◆ **What to produce**
Print all of the lines exactly. Any picture among them stays out.

───── Available data ─────

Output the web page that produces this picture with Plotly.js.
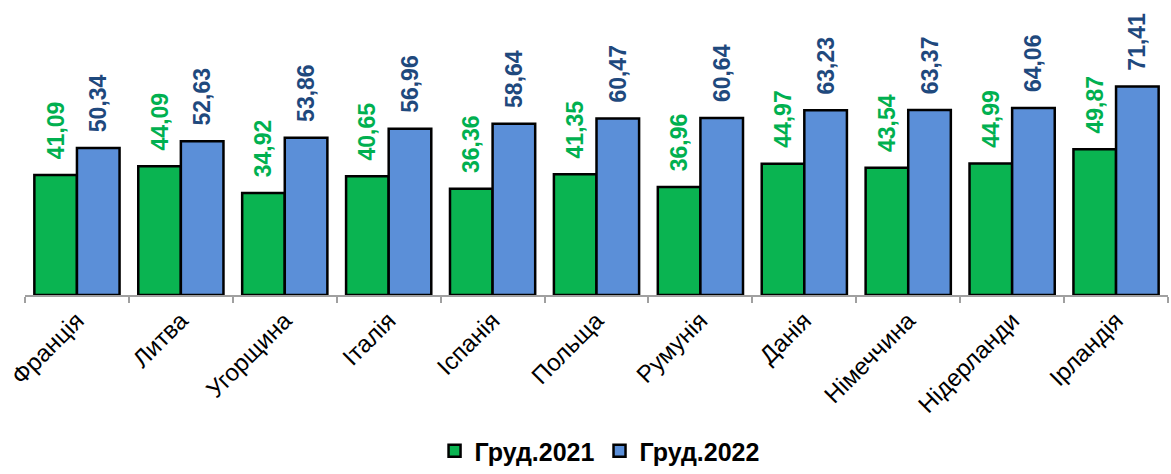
<!DOCTYPE html>
<html>
<head>
<meta charset="utf-8">
<script src="https://cdn.plot.ly/plotly-3.0.1.min.js"></script>
<style>html,body{margin:0;padding:0;background:#fff;}#chart{width:1171px;height:474px;}</style>
</head>
<body>
<div id="chart"></div>
<script>
const categories = ["Франція","Литва","Угорщина","Італія","Іспанія","Польща","Румунія","Данія","Німеччина","Нідерланди","Ірландія"];
const series2021 = [41.09,44.09,34.92,40.65,36.36,41.35,36.96,44.97,43.54,44.99,49.87];
const series2022 = [50.34,52.63,53.86,56.96,58.64,60.47,60.64,63.23,63.37,64.06,71.41];
const seriesNames = ["Груд.2021","Груд.2022"];

// leading no-break spaces give the rotated labels a little extra gap above the bar
const fmt = v => '\u00a0\u00a0' + v.toFixed(2).replace('.', ',');
const FONT = "Liberation Sans, Arial, sans-serif";

const traces = [
  {type:'bar', name:seriesNames[0], x:categories, y:series2021,
   text:series2021.map(fmt), textposition:'outside', textangle:-90, cliponaxis:false,
   textfont:{family:FONT, size:23, color:'#00B050', weight:'bold'},
   marker:{color:'#0AB451', line:{color:'#000', width:2.5}}},
  {type:'bar', name:seriesNames[1], x:categories, y:series2022,
   text:series2022.map(fmt), textposition:'outside', textangle:-90, cliponaxis:false,
   textfont:{family:FONT, size:23, color:'#1F497D', weight:'bold'},
   marker:{color:'#5B8FD8', line:{color:'#000', width:2.5}}}
];

const layout = {
  width:1171, height:474,
  margin:{l:25, r:3, t:0, b:179},
  paper_bgcolor:'#fff', plot_bgcolor:'#fff',
  barmode:'group', bargap:0.18, bargroupgap:0,
  uniformtext:{mode:'show', minsize:23},
  font:{family:FONT, color:'#000'},
  showlegend:true,
  legend:{orientation:'h', xref:'container', x:0.512, xanchor:'center', yref:'container', y:-0.012, yanchor:'bottom',
    font:{family:FONT, size:25, color:'#000', weight:'bold'}, traceorder:'normal'},
  xaxis:{showline:true, linecolor:'#A0A0A0', linewidth:2, ticks:'outside', tickson:'boundaries',
    ticklen:6, tickcolor:'#A0A0A0', tickwidth:2, tickangle:-45,
    tickfont:{family:FONT, size:24, color:'#000'}, showgrid:false, zeroline:false},
  yaxis:{range:[0,101], visible:false, showgrid:false, zeroline:false}
};

Plotly.newPlot('chart', traces, layout, {displayModeBar:false, staticPlot:true});
</script>
</body>
</html>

─────

◆ **Completed task**
Output the web page that produces this picture with Plotly.js.
<!DOCTYPE html>
<html>
<head>
<meta charset="utf-8">
<script src="https://cdn.plot.ly/plotly-3.0.1.min.js"></script>
<style>html,body{margin:0;padding:0;background:#fff;}#chart{width:1171px;height:474px;}</style>
</head>
<body>
<div id="chart"></div>
<script>
const categories = ["Франція","Литва","Угорщина","Італія","Іспанія","Польща","Румунія","Данія","Німеччина","Нідерланди","Ірландія"];
const series2021 = [41.09,44.09,34.92,40.65,36.36,41.35,36.96,44.97,43.54,44.99,49.87];
const series2022 = [50.34,52.63,53.86,56.96,58.64,60.47,60.64,63.23,63.37,64.06,71.41];
const seriesNames = ["Груд.2021","Груд.2022"];

// leading no-break spaces give the rotated labels a little extra gap above the bar
const fmt = v => '\u00a0\u00a0' + v.toFixed(2).replace('.', ',');
const FONT = "Liberation Sans, Arial, sans-serif";

const traces = [
  {type:'bar', name:seriesNames[0], x:categories, y:series2021,
   text:series2021.map(fmt), textposition:'outside', textangle:-90, cliponaxis:false,
   textfont:{family:FONT, size:23, color:'#00B050', weight:'bold'},
   marker:{color:'#0AB451', line:{color:'#000', width:2.5}}},
  {type:'bar', name:seriesNames[1], x:categories, y:series2022,
   text:series2022.map(fmt), textposition:'outside', textangle:-90, cliponaxis:false,
   textfont:{family:FONT, size:23, color:'#1F497D', weight:'bold'},
   marker:{color:'#5B8FD8', line:{color:'#000', width:2.5}}}
];

const layout = {
  width:1171, height:474,
  margin:{l:25, r:3, t:0, b:179},
  paper_bgcolor:'#fff', plot_bgcolor:'#fff',
  barmode:'group', bargap:0.18, bargroupgap:0,
  uniformtext:{mode:'show', minsize:23},
  font:{family:FONT, color:'#000'},
  showlegend:true,
  legend:{orientation:'h', xref:'container', x:0.512, xanchor:'center', yref:'container', y:-0.012, yanchor:'bottom',
    font:{family:FONT, size:25, color:'#000', weight:'bold'}, traceorder:'normal'},
  xaxis:{showline:true, linecolor:'#A0A0A0', linewidth:2, ticks:'outside', tickson:'boundaries',
    ticklen:6, tickcolor:'#A0A0A0', tickwidth:2, tickangle:-45,
    tickfont:{family:FONT, size:24, color:'#000'}, showgrid:false, zeroline:false},
  yaxis:{range:[0,101], visible:false, showgrid:false, zeroline:false}
};

Plotly.newPlot('chart', traces, layout, {displayModeBar:false, staticPlot:true});
</script>
</body>
</html>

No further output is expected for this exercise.